In the past year, I have failed to be accepted into the Teacher’s college twice.  It seems that open-mindedness is encouraged there only if your open mind doesn’t challenge the official position of the college.  I am now a history major with a geography minor, planning on that December 2010 graduation.  I have been working as a student painter at Burr/Fedde, the residence halls on East Campus, for three years and I enjoy that type of thing a lot.  I am starting a construction type business, doing things like roofing (thank you Martha and Kenny for that experience), drywalling, painting, and staining.  I have two jobs already lined up, so it’s coming along.  I guess it’s a third if you include the bookshelf I promised Rebekah I’d build for her.

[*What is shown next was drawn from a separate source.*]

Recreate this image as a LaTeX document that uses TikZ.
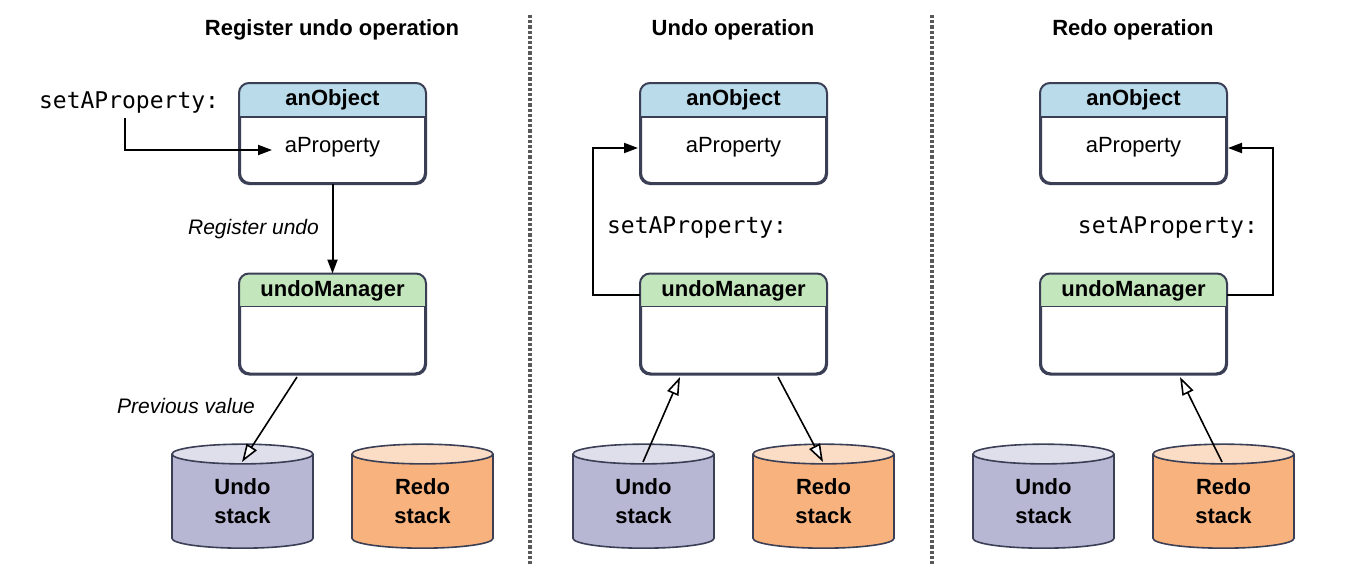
\documentclass[tikz,border=0pt]{standalone}
\usepackage{fontspec}
\setmainfont{Liberation Sans}
\newfontfamily\mono{DejaVu Sans Mono}
\usetikzlibrary{shapes.geometric,arrows.meta}
\definecolor{hblue}{HTML}{B9DBEA}
\definecolor{hgreen}{HTML}{C4E6BD}
\definecolor{cundo}{HTML}{B7B6D3}
\definecolor{credo}{HTML}{F7B27E}
\definecolor{bord}{HTML}{3A3F55}
\tikzset{
  x=0.5pt,y=-0.5pt,
  box/.style={draw=bord,line width=1pt,rounded corners=5pt,fill=white,minimum width=92.5pt,minimum height=49.5pt,inner sep=0pt},
  title/.style={font=\bfseries\fontsize{11}{13}\selectfont},
  hdr/.style={font=\bfseries\fontsize{11}{13}\selectfont},
  code/.style={font=\mono\fontsize{11.5}{13}\selectfont},
  lbl/.style={font=\itshape\fontsize{10.5}{12}\selectfont},
  cyl/.style={shape=cylinder,shape border rotate=90,aspect=0.35,draw=bord,line width=0.8pt,
     minimum width=70.5pt,minimum height=52pt,cylinder uses custom fill,
     align=center,font=\bfseries\fontsize{11}{14.5}\selectfont,inner sep=0pt},
  undoc/.style={cyl,cylinder body fill=cundo,cylinder end fill=cundo!45},
  redoc/.style={cyl,cylinder body fill=credo,cylinder end fill=credo!45},
  farr/.style={line width=1pt,-{Triangle[length=7pt,width=5pt]}},
  oarr/.style={line width=0.8pt,-{Triangle[open,length=9pt,width=6pt,fill=white]}},
  sep/.style={densely dotted,line width=1.6pt,gray!70!black}
}
\newcommand{\objbox}[2]{%
  \node[box] (#1) at (#2) {};
  \begin{scope}
    \clip[rounded corners=5pt] (#1.north west) rectangle (#1.south east);
    \fill[hblue] (#1.north west) rectangle ([yshift=-17pt]#1.north east);
  \end{scope}
  \draw[bord,line width=0.8pt] ([yshift=-17pt]#1.north west) -- ([yshift=-17pt]#1.north east);
  \draw[bord,line width=1pt,rounded corners=5pt] (#1.north west) rectangle (#1.south east);
  \node[hdr] at ([yshift=-8.5pt]#1.north) {anObject};
  \node[font=\fontsize{11}{13}\selectfont] (#1p) at ([yshift=-32pt]#1.north) {aProperty};
}
\newcommand{\mgrbox}[2]{%
  \node[box] (#1) at (#2) {};
  \begin{scope}
    \clip[rounded corners=5pt] (#1.north west) rectangle (#1.south east);
    \fill[hgreen] (#1.north west) rectangle ([yshift=-16.5pt]#1.north east);
  \end{scope}
  \draw[bord,line width=0.8pt] ([yshift=-16.5pt]#1.north west) -- ([yshift=-16.5pt]#1.north east);
  \draw[bord,line width=1pt,rounded corners=5pt] (#1.north west) rectangle (#1.south east);
  \node[hdr] at ([yshift=-8.5pt]#1.north) {undoManager};
}
\begin{document}
\begin{tikzpicture}
\useasboundingbox (0,0) rectangle (1350,578);
\draw[sep] (530,15) -- (530,565);
\draw[sep] (932,15) -- (932,565);
% titles
\node[title] at (332,30) {Register undo operation};
\node[title] at (733,30) {Undo operation};
\node[title] at (1133,30) {Redo operation};
% panel 1
\objbox{o1}{332.5,133.5}
\mgrbox{m1}{332.5,324}
\node[undoc] (u1) at (242.5,501.5) {Undo\\stack};
\node[redoc] (r1) at (422.5,501.5) {Redo\\stack};
\node[code,anchor=west] (s1) at (32,103) {setAProperty:};
\coordinate (c1) at (125,150);
\coordinate (t1) at (272,150);
\draw[farr] (125,118) -- (c1) -- (t1);
\draw[farr] (o1.south) -- (m1.north) node[midway,lbl,anchor=east,xshift=-3pt] {Register undo};
\coordinate (pv1) at (297,377);
\coordinate (pe1) at (242,462);
\draw[oarr] (pv1) -- (pe1);
\node[lbl,anchor=east] at (262,406) {Previous value};
% panel 2
\objbox{o2}{733.5,133.5}
\mgrbox{m2}{733.5,324}
\node[undoc] (u2) at (643.5,501.5) {Undo\\stack};
\node[redoc] (r2) at (823.5,501.5) {Redo\\stack};
\coordinate (a2) at (593,295);
\coordinate (b2) at (593,148);
\coordinate (e2) at (638,148);
\draw[farr] (m2.west |- a2) -- (a2) -- (b2) -- (e2);
\node[code,anchor=west] at (600,228) {setAProperty:};
\coordinate (us2) at (643,462);
\coordinate (ue2) at (680,377);
\coordinate (rs2) at (778,377);
\coordinate (re2) at (823,462);
\draw[oarr] (us2) -- (ue2);
\draw[oarr] (rs2) -- (re2);
% panel 3
\objbox{o3}{1133.5,133.5}
\mgrbox{m3}{1133.5,324}
\node[undoc] (u3) at (1043.5,501.5) {Undo\\stack};
\node[redoc] (r3) at (1223.5,501.5) {Redo\\stack};
\coordinate (a3) at (1273,295);
\coordinate (b3) at (1273,148);
\coordinate (e3) at (1228,148);
\draw[farr] (m3.east |- a3) -- (a3) -- (b3) -- (e3);
\node[code,anchor=east] at (1265,228) {setAProperty:};
\coordinate (rs3) at (1222,462);
\coordinate (re3) at (1180,377);
\draw[oarr] (rs3) -- (re3);
\end{tikzpicture}
\end{document}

 Another thing I get a lot of questions about is Joe and I’s book.  Though Joe is too busy now to work on it with me, I still find time to continue writing it.  It has over 380 pages so far and there is about 2 and a half chapters left before the first draft will be finished.  I see some places where I need to revise in a major way and some parts that were really skimmed over to go on to other parts of the book that I have to go back and finish.  My Spanish professor has offered to help me publish it when it is done, but that might be sometime in the distant future as revising, of course, takes a lot of time.